Here are excerpts from various responses to this latest shameful action on the part of our President:
* Chuck Donovan, senior research fellow in the DeVos Center on Religion and Civil Society at the Heritage Foundation, "Obama Bows Out on the Defense of Marriage Act," The Corner at National Review)
Advocates for DOMA and the natural definition of marriage have pointed out from the beginning how flawed Justice’s work on these cases has been. Richard Epstein, who favors same-sex marriage on policy grounds, called it “almost like collusive litigation.”
DOMA’s defenders agree that the strongest argument for its rationality rests on the central purpose of marriage: the effective uniting of a man and a woman and the children they beget into the core unit of society, the family. In his letter, Holder dismisses this concern by noting that Justice “disavowed” any claim regarding “procreational responsibility” in the lower court.
In other words, this trifling matter of fostering bonds between parents for the sake of the next generation was tossed overboard back in port. No need to swim back for it.
Holder then rakes over the coals the “moral disapproval” that was expressed in the “debates and discussions” over DOMA regarding “intimate” same-sex relationships. This is enough, the attorney general asserts, to doom DOMA as unconstitutional because, he says, it represents “stereotype-based thinking.”
A fairer statement would be that it is impossible for most observers of these issues to take a stand that does not reflect, at least in part, a moral judgment. Writers and activists on both sides of the issue routinely make morality-based arguments: about the wellbeing of children, the cost to society of family decline, varying notions of equality, and so forth. Any Justice Department lawyer or court bent on weeding out every type of moral judgment from the law will have to bring a backhoe to the task.
* "President Abandons Marriage," a Washington Times editorial:
DOMA was passed by elected representatives of the people and signed into law by President Clinton; the public has the right for their laws to be defended by the executive branch. This administration refuses. “The Obama administration has been sabotaging DOMA litigation from the outset,” according to Ed Whelan of the Ethics and Public Policy Center. “Today’s action at least has the modest virtue of bringing that sabotage out into the open.”
Shannen Coffin, former deputy assistant attorney general for the Civil Division, told The Washington Times that administrations frequently defend laws they disagree with, and that it’s a “cardinal principle” that a president “has an obligation” to do so unless no reasonable argument can be made in favor of the law’s constitutionality. Eleven circuit courts already have ruled that Mr. Obama is wrong. The White House’s decision on DOMA, Mr. Coffin said, is “politics dressed up as constitutional law.”

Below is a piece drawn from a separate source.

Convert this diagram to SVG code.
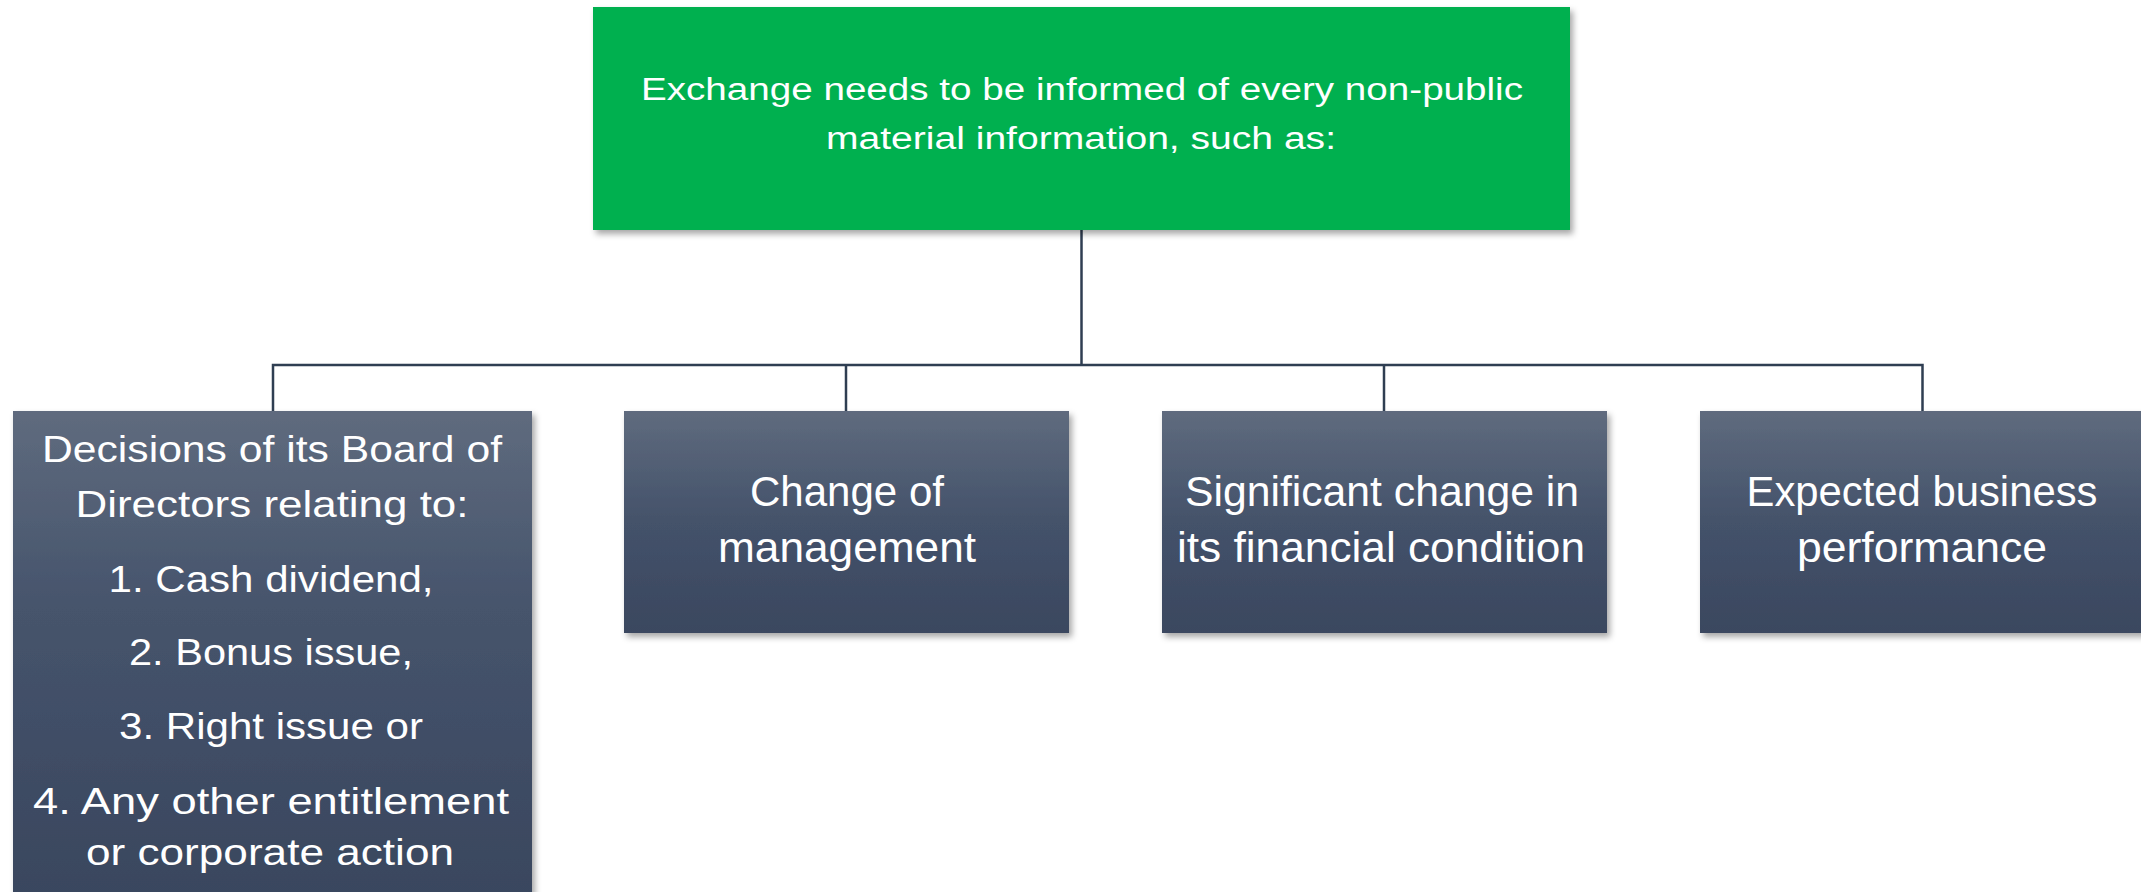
<svg xmlns="http://www.w3.org/2000/svg" width="2141" height="892" viewBox="0 0 2141 892">
<style>
  .t { font-family: "Liberation Sans", Arial, sans-serif; fill: #ffffff; text-anchor: middle; }
  .top { font-size: 31px; }
  .b1 { font-size: 36px; }
  .bx { font-size: 42px; }
  .conn { stroke: #2f3e52; stroke-width: 2.5; fill: none; }
</style>
<defs>
  <linearGradient id="g" x1="0" y1="0" x2="0" y2="1">
    <stop offset="0" stop-color="#5f6b7e"/>
    <stop offset="0.5" stop-color="#44526a"/>
    <stop offset="1" stop-color="#3a475f"/>
  </linearGradient>
  <linearGradient id="g1" gradientUnits="userSpaceOnUse" x1="0" y1="410" x2="0" y2="900">
    <stop offset="0" stop-color="#5f6b7e"/>
    <stop offset="0.4" stop-color="#46546c"/>
    <stop offset="1" stop-color="#39465e"/>
  </linearGradient>
  <filter id="sh" x="-5%" y="-5%" width="115%" height="120%">
    <feDropShadow dx="3" dy="4" stdDeviation="3" flood-color="#000000" flood-opacity="0.35"/>
  </filter>
</defs>
<rect width="2141" height="892" fill="#ffffff"/>
<g id="connectors">
  <line class="conn" x1="1081.5" y1="230" x2="1081.5" y2="365"/>
  <polyline class="conn" points="273,411 273,365 1922.5,365 1922.5,411"/>
  <line class="conn" x1="846" y1="365" x2="846" y2="411"/>
  <line class="conn" x1="1384" y1="365" x2="1384" y2="411"/>
</g>
<g id="node-top">
  <rect x="593" y="7" width="977" height="223" fill="#00b050" filter="url(#sh)"/>
  <text class="t top" x="1082" y="100" textLength="882" lengthAdjust="spacingAndGlyphs">Exchange needs to be informed of every non-public</text>
  <text class="t top" x="1081" y="149" textLength="510" lengthAdjust="spacingAndGlyphs">material information, such as:</text>
</g>
<g id="node-board">
  <rect x="13" y="411" width="519" height="500" fill="url(#g1)" filter="url(#sh)"/>
  <text class="t b1" x="272" y="462" textLength="460" lengthAdjust="spacingAndGlyphs">Decisions of its Board of</text>
  <text class="t b1" x="272" y="517" textLength="393" lengthAdjust="spacingAndGlyphs">Directors relating to:</text>
  <text class="t b1" x="271" y="592" textLength="325" lengthAdjust="spacingAndGlyphs">1. Cash dividend,</text>
  <text class="t b1" x="271" y="665" textLength="284" lengthAdjust="spacingAndGlyphs">2. Bonus issue,</text>
  <text class="t b1" x="271" y="739" textLength="304" lengthAdjust="spacingAndGlyphs">3. Right issue or</text>
  <text class="t b1" x="271" y="814" textLength="476" lengthAdjust="spacingAndGlyphs">4. Any other entitlement</text>
  <text class="t b1" x="270" y="865" textLength="368" lengthAdjust="spacingAndGlyphs">or corporate action</text>
</g>
<g id="node-management">
  <rect x="624" y="411" width="445" height="222" fill="url(#g)" filter="url(#sh)"/>
  <text class="t bx" x="847" y="506" textLength="194" lengthAdjust="spacingAndGlyphs">Change of</text>
  <text class="t bx" x="847" y="562" textLength="258" lengthAdjust="spacingAndGlyphs">management</text>
</g>
<g id="node-financial">
  <rect x="1162" y="411" width="445" height="222" fill="url(#g)" filter="url(#sh)"/>
  <text class="t bx" x="1382" y="506" textLength="394" lengthAdjust="spacingAndGlyphs">Significant change in</text>
  <text class="t bx" x="1381" y="562" textLength="408" lengthAdjust="spacingAndGlyphs">its financial condition</text>
</g>
<g id="node-performance">
  <rect x="1700" y="411" width="445" height="222" fill="url(#g)" filter="url(#sh)"/>
  <text class="t bx" x="1922" y="506" textLength="351" lengthAdjust="spacingAndGlyphs">Expected business</text>
  <text class="t bx" x="1922" y="562" textLength="250" lengthAdjust="spacingAndGlyphs">performance</text>
</g>
</svg>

Mr. Coffin cautions that a president has the duty to exercise independent judgment in rare instances in which he believes a law is “obviously” unconstitutional. As subjective as such a judgment might be, defending traditional marriage doesn’t fall in that category under any circumstances. The unambiguous revelation this week is how radically removed Mr. Obama is from American public opinion, U.S. constitutional tradition and the mainstream of human history.
The Republican-led House of Representatives has an opportunity - and an obligation -to provide legal defense for this law Mr. Obama has abandoned. In a country based on the rule of law, government can’t be allowed to ignore the law.
* Michael Foust from Baptist Press interviewed Austin R. Nimocks, senior legal counsel with the Alliance Defense Fund to explain the importance of the Justice Department's decision.
BAPTIST PRESS: Why is this significant?
NIMOCKS: It is significant because the American people have a right to expect their laws to be defended by the government officials, and the Department of Justice has been failing to give a full defense of the Defense of Marriage Act for some time, but now has made their no-defense position official and in writing. This is really disappointing with the Department of Justice choosing to appease a small but vocal and wealthy constituency and abandon its duty to the American people.
BAPTIST PRESS: When you say they haven't been defending it, what do you mean?
NIMOCKS: Throughout the litigation over the federal Defense of Marriage Act, the Department of Justice has expressly disavowed Congress' reasons for enacting the federal Defense of Marriage Act and instead put forth its own basis for defense, guaranteeing that the case would end the way they wanted it to end -- which is not in favor of [traditional] marriage...
BAPTIST PRESS: The Justice Department, in a statement about the decision, said "sexual orientation should be subject to a more heightened standard of scrutiny." Can you explain what they're talking about?
NIMOCKS: The suggestion by the attorney general that heightened scrutiny is appropriate is in essence a suggestion that the Department of Justice believes that the concept of sexual orientation should be addressed under the Constitution like one's race or sex, which is an unprecedented position under the United States Constitution.
BAPTIST PRESS: Why should the Defense of Marriage Act be upheld, and why do we need it?
NIMOCKS: Across this country, from coast to coast, north to south, red states and blue states, Americans believe in marriage. It is vital to the very survival and existence of our society, and it is an important part of the laws that unify us as a country.